TASK: Restate the data exactly as given and keep the pictures out.
** Start of RECORDED DATA **
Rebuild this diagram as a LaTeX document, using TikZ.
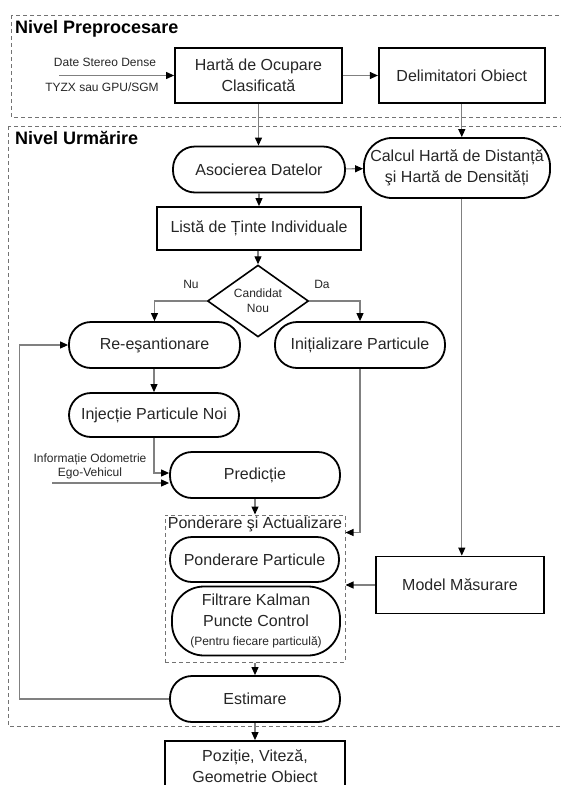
\documentclass[tikz,border=0pt]{standalone}
\usepackage{fontspec}
\setmainfont{Liberation Sans}
\usetikzlibrary{arrows.meta,positioning,calc,shapes.geometric}
\tikzset{
  box/.style  ={draw, line width=1.8pt, align=center, inner sep=0pt, text=black!85, font=\fontsize{16}{21}\selectfont},
  stad/.style ={box, rounded corners=22pt},
  dec/.style  ={diamond, draw, line width=1.6pt, align=center, inner sep=0pt, text=black!85, font=\fontsize{12}{15}\selectfont},
  lbl/.style  ={align=center, inner sep=0pt, text=black!85, font=\fontsize{12}{14}\selectfont},
  ttl/.style  ={inner sep=0pt, font=\fontsize{18}{20}\selectfont\bfseries},
  level/.style={draw=black!55, line width=1pt, dash pattern=on 4pt off 3pt},
  arr/.style  ={draw=black!50, line width=1.1pt, -{Triangle[length=8pt, width=7pt, color=black]}},
  line/.style ={draw=black!50, line width=1.1pt},
}
\begin{document}
\begin{tikzpicture}[x=1pt, y=-1pt]
  \useasboundingbox (0,0) rectangle (561,785);
  \clip (0,0) rectangle (561,785);
  % the two levels
  \draw[level] (11,15) rectangle (575,117);
  \draw[level] (8,126) rectangle (575,726);
  \node[ttl, anchor=west] (tpre) at (15,29) {Nivel Preprocesare};
  \node[ttl, anchor=west] (turm) at (15,138) {Nivel Urmărire};
  % preprocessing
  \node[box, minimum width=167pt, minimum height=55pt] (hoc) at (258.5,75.5) {Hartă de Ocupare\\Clasificată};
  \node[box, minimum width=166pt, minimum height=55pt, right=35pt of hoc] (delim) {Delimitatori Obiect};
  \coordinate (din) at (59,75.5);
  \node[lbl] (ldate) at (105,62) {Date Stereo Dense};
  \node[lbl] (ltyzx) at (102,87) {TYZX sau GPU/SGM};
  \draw[arr] (din) -- (hoc.west);
  \draw[arr] (hoc) -- (delim);
  % tracking
  \node[stad, minimum width=172pt, minimum height=46pt] (asoc) at (259,169.5) {Asocierea Datelor};
  \node[stad, rounded corners=28pt, minimum width=186pt, minimum height=60pt] (calc) at (457,168) {Calcul Hartă de Distanță\\şi Hartă de Densități};
  \node[box, minimum width=204pt, minimum height=43pt] (lista) at (259,228.5) {Listă de Ținte Individuale};
  \node[dec, minimum width=101pt, minimum height=56pt] (cand) at (258,301) {Candidat\\Nou};
  \node[lbl] (lnu) at (191,284) {Nu};
  \node[lbl] (lda) at (322,284) {Da};
  \node[stad, minimum width=171pt, minimum height=46pt] (resamp) at (154.5,345) {Re-eşantionare};
  \node[stad, minimum width=170pt, minimum height=46pt] (init) at (360,345) {Inițializare Particule};
  \node[stad, minimum width=170pt, minimum height=44pt] (inject) at (154,415) {Injecție Particule Noi};
  \node[stad, minimum width=170pt, minimum height=46pt] (pred) at (255,475) {Predicție};
  \coordinate (odo) at (52,483);
  \node[lbl] (lodo) at (90,466) {Informație Odometrie\\Ego-Vehicul};
  % weighting and update
  \node[level, minimum width=180pt, minimum height=147pt] (grp) at (255,588.5) {};
  \node[lbl, font=\fontsize{16}{18}\selectfont] (lgrp) at (255,524) {Ponderare şi Actualizare};
  \node[stad, minimum width=169pt, minimum height=45pt] (pond) at (254.5,559.5) {Ponderare Particule};
  \node[stad, rounded corners=32pt, minimum width=168pt, minimum height=69pt] (kal) at (256,621)
    {Filtrare Kalman\\Puncte Control\\[-2pt]{\fontsize{12}{14}\selectfont(Pentru fiecare particulă)}};
  \node[box, minimum width=168pt, minimum height=57pt] (model) at (460,585) {Model Măsurare};
  \node[stad, minimum width=170pt, minimum height=46pt] (estim) at (255,699) {Estimare};
  \node[box, minimum width=180pt, minimum height=50pt] (poz) at (255,766) {Poziție, Viteză,\\Geometrie Obiect};
  % connectors
  \draw[arr] (hoc.south) -- (hoc.south |- asoc.north);
  \draw[arr] (delim.south) -- (delim.south |- calc.north);
  \draw[arr] (asoc) -- (calc);
  \draw[arr] (asoc.south) -- (asoc.south |- lista.north);
  \draw[arr] (lista.south -| cand.north) -- (cand.north);
  \draw[arr] (cand.west) -| (resamp.north);
  \draw[arr] (cand.east) -| (init.north);
  \draw[arr] (resamp.south -| inject.north) -- (inject.north);
  \draw[arr] (inject.south) |- ([yshift=2pt]pred.west);
  \draw[arr] (odo) -- (odo -| pred.west);
  \draw[arr] (pred.south) -- (grp.north);
  \draw[arr] (init.south) |- ([yshift=-18pt]grp.north east);
  \draw[arr] (delim.south |- calc.south) -- (delim.south |- model.north);
  \draw[arr] (model.west) -- (model.west -| grp.east);
  \draw[arr] (grp.south) -- (estim.north);
  \draw[arr] (estim.west) -- ++(-150,0) |- (resamp.west);
  \draw[arr] (estim.south) -- (poz.north);
\end{tikzpicture}
\end{document}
** End of RECORDED DATA **
RESPONSE:
Rebuild this diagram as a LaTeX document, using TikZ.
\documentclass[tikz,border=0pt]{standalone}
\usepackage{fontspec}
\setmainfont{Liberation Sans}
\usetikzlibrary{arrows.meta,positioning,calc,shapes.geometric}
\tikzset{
  box/.style  ={draw, line width=1.8pt, align=center, inner sep=0pt, text=black!85, font=\fontsize{16}{21}\selectfont},
  stad/.style ={box, rounded corners=22pt},
  dec/.style  ={diamond, draw, line width=1.6pt, align=center, inner sep=0pt, text=black!85, font=\fontsize{12}{15}\selectfont},
  lbl/.style  ={align=center, inner sep=0pt, text=black!85, font=\fontsize{12}{14}\selectfont},
  ttl/.style  ={inner sep=0pt, font=\fontsize{18}{20}\selectfont\bfseries},
  level/.style={draw=black!55, line width=1pt, dash pattern=on 4pt off 3pt},
  arr/.style  ={draw=black!50, line width=1.1pt, -{Triangle[length=8pt, width=7pt, color=black]}},
  line/.style ={draw=black!50, line width=1.1pt},
}
\begin{document}
\begin{tikzpicture}[x=1pt, y=-1pt]
  \useasboundingbox (0,0) rectangle (561,785);
  \clip (0,0) rectangle (561,785);
  % the two levels
  \draw[level] (11,15) rectangle (575,117);
  \draw[level] (8,126) rectangle (575,726);
  \node[ttl, anchor=west] (tpre) at (15,29) {Nivel Preprocesare};
  \node[ttl, anchor=west] (turm) at (15,138) {Nivel Urmărire};
  % preprocessing
  \node[box, minimum width=167pt, minimum height=55pt] (hoc) at (258.5,75.5) {Hartă de Ocupare\\Clasificată};
  \node[box, minimum width=166pt, minimum height=55pt, right=35pt of hoc] (delim) {Delimitatori Obiect};
  \coordinate (din) at (59,75.5);
  \node[lbl] (ldate) at (105,62) {Date Stereo Dense};
  \node[lbl] (ltyzx) at (102,87) {TYZX sau GPU/SGM};
  \draw[arr] (din) -- (hoc.west);
  \draw[arr] (hoc) -- (delim);
  % tracking
  \node[stad, minimum width=172pt, minimum height=46pt] (asoc) at (259,169.5) {Asocierea Datelor};
  \node[stad, rounded corners=28pt, minimum width=186pt, minimum height=60pt] (calc) at (457,168) {Calcul Hartă de Distanță\\şi Hartă de Densități};
  \node[box, minimum width=204pt, minimum height=43pt] (lista) at (259,228.5) {Listă de Ținte Individuale};
  \node[dec, minimum width=101pt, minimum height=56pt] (cand) at (258,301) {Candidat\\Nou};
  \node[lbl] (lnu) at (191,284) {Nu};
  \node[lbl] (lda) at (322,284) {Da};
  \node[stad, minimum width=171pt, minimum height=46pt] (resamp) at (154.5,345) {Re-eşantionare};
  \node[stad, minimum width=170pt, minimum height=46pt] (init) at (360,345) {Inițializare Particule};
  \node[stad, minimum width=170pt, minimum height=44pt] (inject) at (154,415) {Injecție Particule Noi};
  \node[stad, minimum width=170pt, minimum height=46pt] (pred) at (255,475) {Predicție};
  \coordinate (odo) at (52,483);
  \node[lbl] (lodo) at (90,466) {Informație Odometrie\\Ego-Vehicul};
  % weighting and update
  \node[level, minimum width=180pt, minimum height=147pt] (grp) at (255,588.5) {};
  \node[lbl, font=\fontsize{16}{18}\selectfont] (lgrp) at (255,524) {Ponderare şi Actualizare};
  \node[stad, minimum width=169pt, minimum height=45pt] (pond) at (254.5,559.5) {Ponderare Particule};
  \node[stad, rounded corners=32pt, minimum width=168pt, minimum height=69pt] (kal) at (256,621)
    {Filtrare Kalman\\Puncte Control\\[-2pt]{\fontsize{12}{14}\selectfont(Pentru fiecare particulă)}};
  \node[box, minimum width=168pt, minimum height=57pt] (model) at (460,585) {Model Măsurare};
  \node[stad, minimum width=170pt, minimum height=46pt] (estim) at (255,699) {Estimare};
  \node[box, minimum width=180pt, minimum height=50pt] (poz) at (255,766) {Poziție, Viteză,\\Geometrie Obiect};
  % connectors
  \draw[arr] (hoc.south) -- (hoc.south |- asoc.north);
  \draw[arr] (delim.south) -- (delim.south |- calc.north);
  \draw[arr] (asoc) -- (calc);
  \draw[arr] (asoc.south) -- (asoc.south |- lista.north);
  \draw[arr] (lista.south -| cand.north) -- (cand.north);
  \draw[arr] (cand.west) -| (resamp.north);
  \draw[arr] (cand.east) -| (init.north);
  \draw[arr] (resamp.south -| inject.north) -- (inject.north);
  \draw[arr] (inject.south) |- ([yshift=2pt]pred.west);
  \draw[arr] (odo) -- (odo -| pred.west);
  \draw[arr] (pred.south) -- (grp.north);
  \draw[arr] (init.south) |- ([yshift=-18pt]grp.north east);
  \draw[arr] (delim.south |- calc.south) -- (delim.south |- model.north);
  \draw[arr] (model.west) -- (model.west -| grp.east);
  \draw[arr] (grp.south) -- (estim.north);
  \draw[arr] (estim.west) -- ++(-150,0) |- (resamp.west);
  \draw[arr] (estim.south) -- (poz.north);
\end{tikzpicture}
\end{document}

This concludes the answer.